大田区の御嶽神社に参拝したとき(記事はこちらから)、その本殿裏手にある宮脇方式で植樹した「霊神の杜」をみて、宮脇方式がどのようなものかを知りたくなって、次の本を読んでみました。
宮脇昭『森の力 植物生態学者の理論と実践』(講談社、2013年)
著者は80歳を超えた学者のようですが、とても勢いのある文章で、引き込まれてしまいます。その内容は「宮脇方式による植樹のすすめ」というべきものです。以下に、そのポイントを記して見ます。
○ 潜在自然植生とは
もし人間が手をかけなくなった場合、その土地にはどのような植物が生きるはずなのか(潜在自然植生)。
人間の影響をすべて停止した場合に、その土地の自然環境の総和が、どのような緑の姿を支える潜在的な能力を持っているかを理論的に考察するのが潜在自然植生である。

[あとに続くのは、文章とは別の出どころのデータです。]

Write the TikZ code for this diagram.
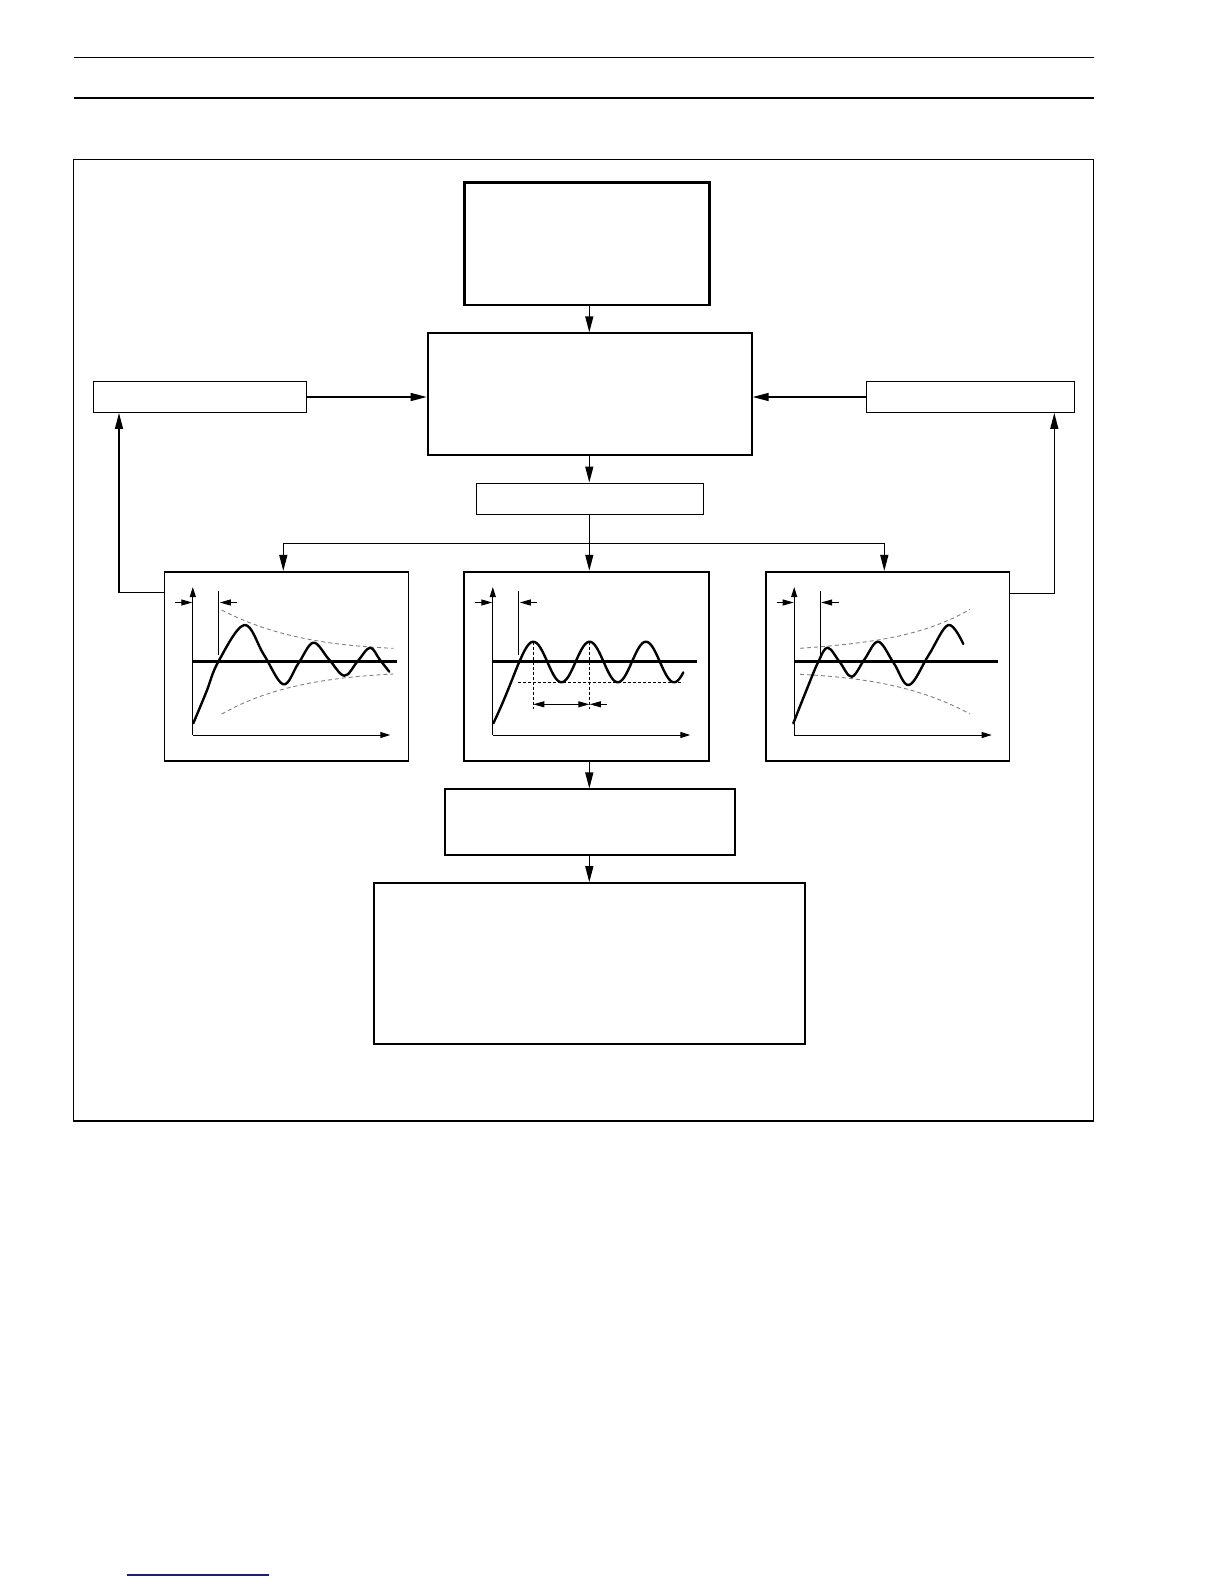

○ ホンモノの森(潜在自然植生に基づく森)とは 「ふるさとの森」とはホンモノの森のこと。多層群落の森のこと。潜在自然植生に基づく森のこと。あらゆる「いのち」を守る森のこと。長持ちする森のこと。人の手をかけずに100年、1000年生き抜く森のこと。
日本の鎮守の森に象徴される土地本来の森。地域と共生する景観の象徴となり、生物多様性を維持し、環境保全と災害防止という両方の機能を併せ持つ土地本来の森。
○ ニセモノの森とは 私たちが自然林だと思っていた日本の森は、土地本来の森からかけ離れた二次林、造林されたスギ、ヒノキ、カラマツなどの単植の人工林などの代償植生であり、極端な表現が許されるなら、それはニセモノの森である。里山といわれて親しまれていた雑木林もまた土地本来の森ではない。
○ 宮脇方式とは できるだけ早く、しかも確実に土地本来の森を再生するための宮脇方式という「ふるさとの森」づくりは、一気にクライマックスへ、即ち一気に極相林に近い多層群落の森へと導く方法である。
有機物などの混じった表層度などから構成されるほっこらマウンドを造成し、そこに、潜在自然植生に基づくその土地に応じた樹種の選択を行い、その幼木のポット苗を混植・密植する。 |
私は、すごく興味深く読むと同時に、御嶽神社の「霊神の杜」の現在の姿を思い出しました。
5年前に宮脇方式で植樹したということだが、はじめて見たとき、本殿の裏手に、なぜこんなきたない藪があるのだろうと思いました。よく見ると、ごく細いシラカシ、スダジイ、クスノキなどの樹木が密集して生えていました。
この「霊神の杜」がホンモノの森になる日が待ち遠しいものです。